Halfway through the season, the Oklahoma City Thunder find their offense in a slightly better place than where it finished last year. They momentarily score 108.2 points per 100 possessions, roughly 0.2 points above league average. That’s a marginal improvement over their 2016-17 mark, when their relative offensive rating was about -0.5. Perhaps the “big three” of Russell Westbrook, Paul George and Carmelo Anthony can lead Oklahoma City to another level as the playoffs draw near, but through 44 games, their offensive growth has been fairly muted.
While overall progress has been limited, offensive tactics have noticeably changed in certain key areas. We can see the Thunder’s evolution through Synergy play-type data. As the following chart (which I’ve generated for all 30 teams and posted on presidual.shinyapps.io/nba-play-type/) shows, Oklahoma City has produced less efficiently with dribble handoff action and more efficiently off screens:
The Thunder have used handoffs just two percent of the time, generating a mere 0.6 points per possession — markedly lower in both frequency and efficiency than the league average (9 percent and 0.9 PPP). Granted, this play type was hardly a staple for them last season, but at least their performance then was closer to the other teams. By contrast, their production off screens (1.2 PPP) has risen toward the top of the NBA, matched only by the Denver Nuggets.
These changes are driven in large measure by personnel and strategic fit. Apart from the fact that both George and Anthony seldom created on handoffs in the past (it was often less than five percent of their plays), the Thunder also lost players like Victor Oladipo, who currently ranks among the most frequent DHO scorers, as well as Taj Gibson and Domantas Sabonis, who previously performed crucial functions on such actions. George, on the other hand, is a skillful shooter off screens. The Thunder are making the most of his comparative advantage and featuring it in their late-game Hawk set, among other schemes.
On the other end of the spectrum, the Miami Heat and the Detroit Pistons have ramped up their handoff usage, though to differing degrees of success.
The Heat have boosted their efficiency above the league average while engaging in the action about twice as much as the typical team. They have four players among the top 20 in total handoff possessions, with their two most frequent DHO scorers, Wayne Ellington and Josh Richardson, hitting 1.09 and 1.18 PPP.
The Pistons have executed handoffs an NBA-leading 12 percent of the time — significantly more than any other team since the data became publicly available three years ago. Indeed, they have already used this action on more possessions (546) than all but three teams did during the entire 2016-17 season. But efficiency has eluded them. Their PPP stands below league average at 0.8, with Avery Bradley (the NBA leader in raw DHO possessions) and Luke Kennard at the 30th percentile and Tobias Harris hovering under the 50th percentile.
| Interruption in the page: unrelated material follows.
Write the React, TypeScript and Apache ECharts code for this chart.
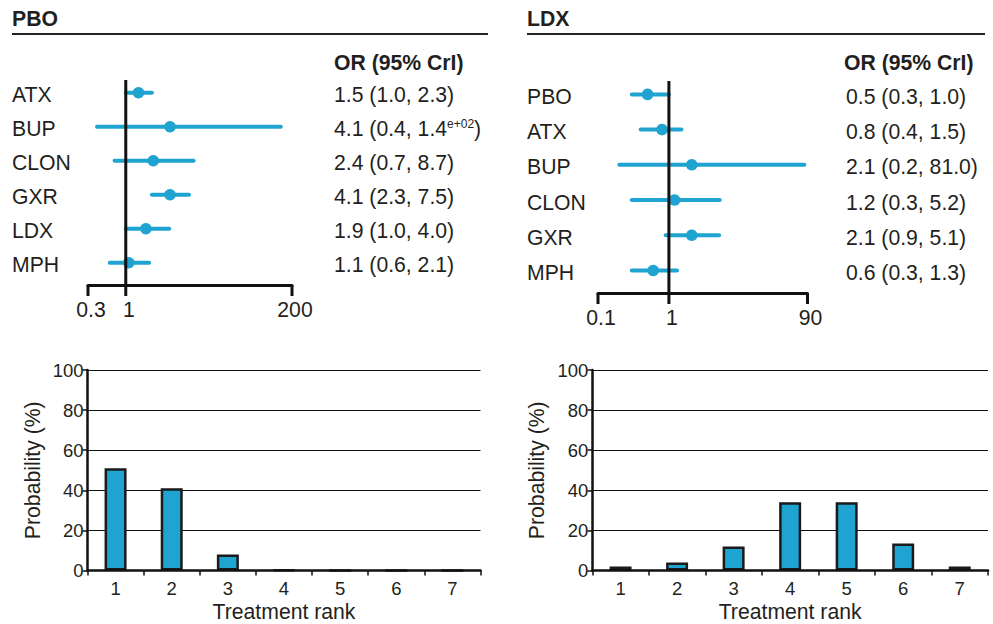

Notwithstanding their performance on handoffs, the Pistons have taken steps forward in other areas, most notably those that relate to shooting. They’ve scored 1.06 PPP on spot-up jumpers, a top-three mark. Off screens, they’ve risen to 0.94 PPP, which still falls below league average but is much better than their bottom-three 0.8 last season. These improvements have coincided with their overall increase in 3-point percentage. While it remains to be seen whether they can sustain a 38-percent clip over time, it’s nevertheless encouraging for Detroit to build upon their 2016-17 numbers.
If you browse through the play-type app, you’ll see other teams who’ve made similar progress in shooting. The Brooklyn Nets have become more efficient in both off-screen and spot-up actions, aided by the addition of Allen Crabbe and, to a lesser extent, DeMarre Carroll. JJ Redick has helped boost the Philadelphia 76ers’ off-screen efficiency, just as the Nuggets and the Toronto Raptors have cracked the top three. Of course, PPP numbers are still liable to fluctuate, but in terms of the play types that teams prioritize, we likely already have a decent indication of them from the frequency rates.
Note: Play-type data are current through Sunday, Jan. 14, 2018. All other data are current through Monday, Jan. 15, 2018.